Attempted assassination of Slovakian prime minister politically motivated, official says

At least four shots were fired outside a cultural center in the town of Handlova where Prime Minister Robert Fico was meeting with supporters.
Slovakia Prime Minister Robert Fico
Posted at 12:39 PM, May 15, 2024
and last updated 2024-05-15 12:39:09-04

Slovakia's populist prime minister, Robert Fico, was shot multiple times and gravely wounded Wednesday after a political event in an attempted assassination that shocked the small country and reverberated across Europe.

The pro-Russian leader, 59, was reported to be fighting for his life after being hit in the stomach. At least four shots were fired outside a cultural center in the town of Handlova, nearly 85 miles northeast of the capital, where Fico was meeting with supporters, the government said.

A suspect was in custody, the country's president said in a televised statement. Fico was taken by helicopter to a hospital.

Slovakia's interior minister says an initial investigation shows there was “a clear political motivation” behind the assassination attempt.

Matus Sutaj Estok spoke to reporters Wednesday evening at a hospital in Banska Bystrica, where Fico was being treated.

“There’s no doubt about it,” Defense Minister Robert Kalinak added.

Fico has long been a divisive figure in Slovakia and beyond, but his return to power last year on a pro-Russian, anti-American message led to even greater worries among fellow European Union members that he would lead his country further from the Western mainstream.

His government halted arms deliveries to Ukraine, and critics worry that he will lead Slovakia — a nation of 5.4 million that belongs to NATO — to abandon its pro-Western course and follow in the footsteps of Hungary under populist Prime Minister Viktor Orbán.

Thousands have repeatedly rallied in the capital and across Slovakia to protest Fico's policies.

A message posted to Fico's Facebook account said he was taken to a hospital in Banská Bystrica, 17 miles from Handlova, because it would take too long to get to the capital, Bratislava.

The attack comes as political campaigning heats up three weeks ahead of Europe-wide elections to choose lawmakers for the European Parliament. Concern is mounting that populists and nationalists similar to Fico could make gains in the 27-member bloc.

"A physical attack on the prime minister is, first of all, an attack on a person, but it is also an attack on democracy," outgoing President Zuzana Caputova, a political rival of Fico, said in a televised statement. "Any violence is unacceptable. The hateful rhetoric we've been witnessing in society leads to hateful actions. Please, let's stop it."
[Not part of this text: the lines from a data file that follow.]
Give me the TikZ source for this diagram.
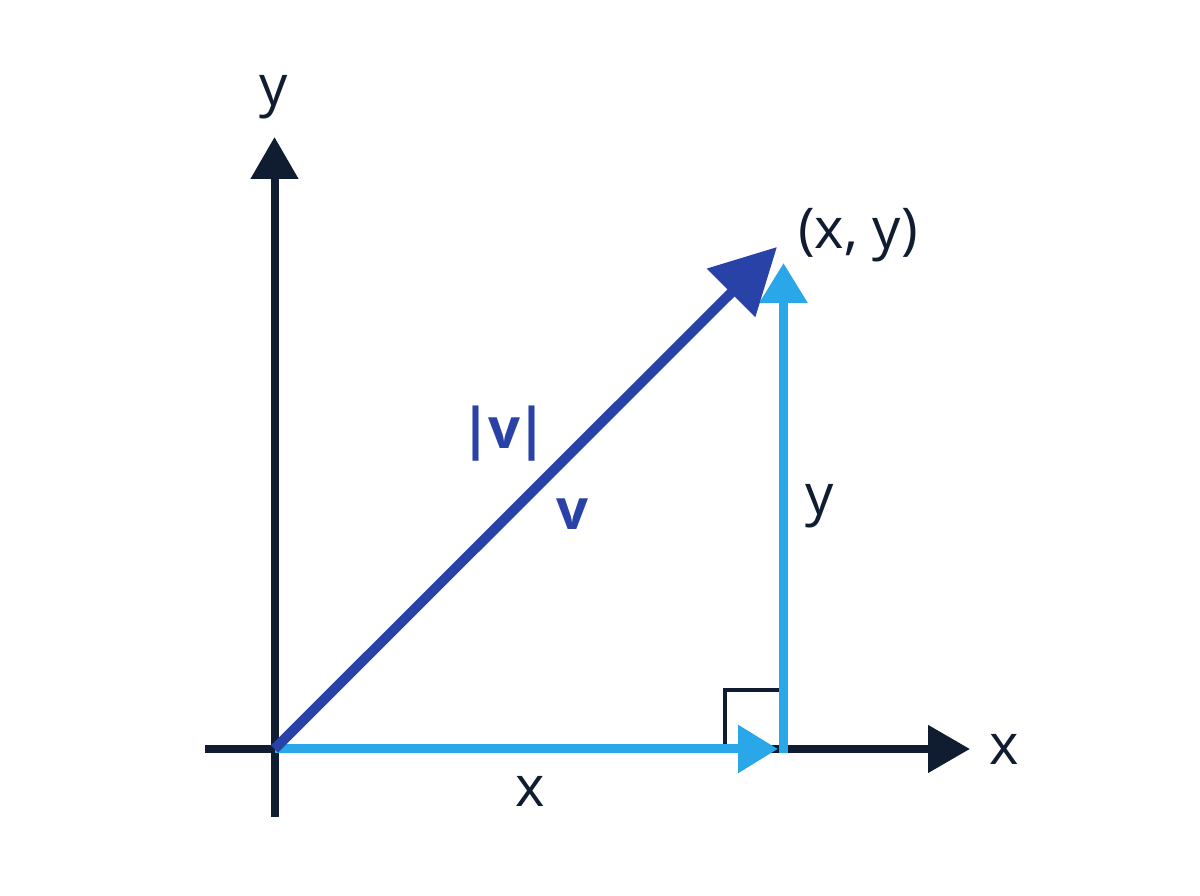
\documentclass[tikz,border=0pt]{standalone}
\usepackage{fontspec}
\setmainfont{Open Sans}
\usepackage{tikz}
\usetikzlibrary{arrows.meta, positioning}

\definecolor{navy}{RGB}{16,28,48}
\definecolor{vecblue}{RGB}{40,66,168}
\definecolor{compblue}{RGB}{41,167,233}

\begin{document}
\begin{tikzpicture}[
	axis/.style={navy, line width=0.08cm, -{Triangle[length=0.42cm, width=0.46cm]}},
	comp/.style={compblue, line width=0.09cm, -{Triangle[length=0.4cm, width=0.46cm]}},
	vec/.style={vecblue, line width=0.1cm, -{Triangle[length=0.65cm, width=0.66cm]}},
	lbl/.style={navy, font=\fontsize{16}{19}\selectfont},
	vlbl/.style={vecblue, font=\fontsize{16}{19}\selectfont\bfseries}]
	\useasboundingbox (0,0) rectangle (12,8.96);

	\coordinate (O) at (2.745,1.47);
	\coordinate (xl) at (2.05,1.47);
	\coordinate (xr) at (9.70,1.47);
	\coordinate (yb) at (2.745,0.79);
	\coordinate (yt) at (2.745,7.59);
	\coordinate (Xe) at (7.78,1.47);
	\coordinate (Xc) at (7.835,1.43);
	\coordinate (Ye) at (7.835,6.33);
	\coordinate (P) at (7.77,6.49);

	\draw[axis] (xl) -- (xr);
	\draw[axis] (yb) -- (yt);

	\draw[navy, line width=0.04cm] (7.25,1.47) -- (7.25,2.06) -- (7.84,2.06);

	\draw[comp] (O) -- (Xe);
	\draw[comp] (Xc) -- (Ye);
	\draw[vec] (O) -- (P);

	\node[lbl] (ylab) at (2.74,7.99) {y};
	\node[lbl] (xlab) at (10.04,1.47) {x};
	\node[lbl] (xcomp) at (5.30,1.05) {x};
	\node[lbl] (ycomp) at (8.20,3.90) {y};
	\node[lbl] (pt) at (8.58,6.61) {(x, y)};
	\node[vlbl] (norm) at (5.04,4.62) {|\kern-1pt v\kern-1pt|};
	\node[vlbl] (vname) at (5.72,3.82) {v};
\end{tikzpicture}
\end{document}
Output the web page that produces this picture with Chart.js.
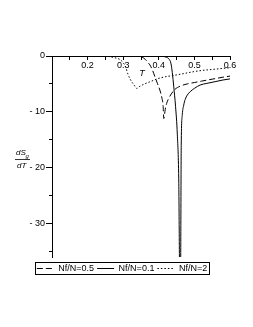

President-elect Peter Pellegrini, an ally of Fico, called the shooting "an unprecedented threat to Slovak democracy. If we express other political opinions with pistols in squares, and not in polling stations, we are jeopardizing everything that we have built together over 31 years of Slovak sovereignty."

U.S. President Joe Biden said he was alarmed. "We condemn this horrific act of violence," he said in a statement.

NATO Secretary-General Jens Stoltenberg posted on the social media platform X that he was "shocked and appalled" by the attempt on Fico's life, while European Commission President Ursula von der Leyen called it a "vile attack."

Ukrainian President Volodymyr Zelenskyy denounced the violence against a neighboring country's head of government.

"Every effort should be made to ensure that violence does not become the norm in any country, form or sphere," he said.

Fico, a third-time premier, and his leftist Smer, or Direction, party won Slovakia's Sept. 30 parliamentary elections.

But politics as usual were put aside as the nation faced the shock of the attempt on Fico's life.

Slovakia's Parliament was adjourned until further notice. The major opposition parties, Progressive Slovakia and Freedom and Solidarity, canceled a planned protest against a controversial government plan to overhaul public broadcasting that they say would give the government full control of public radio and television.

Progressive Slovakia leader Michal Simecka condemned the violence.

"At the same time, we call on all politicians to refrain from any expressions and steps which could contribute to further increasing the tension," Simecka said.

Czech Prime Minister Petr Fiala wished the premier a swift recovery.

"We cannot tolerate violence, there's no place for it in society." The Czech Republic and Slovakia formed Czechoslovakia in 1992.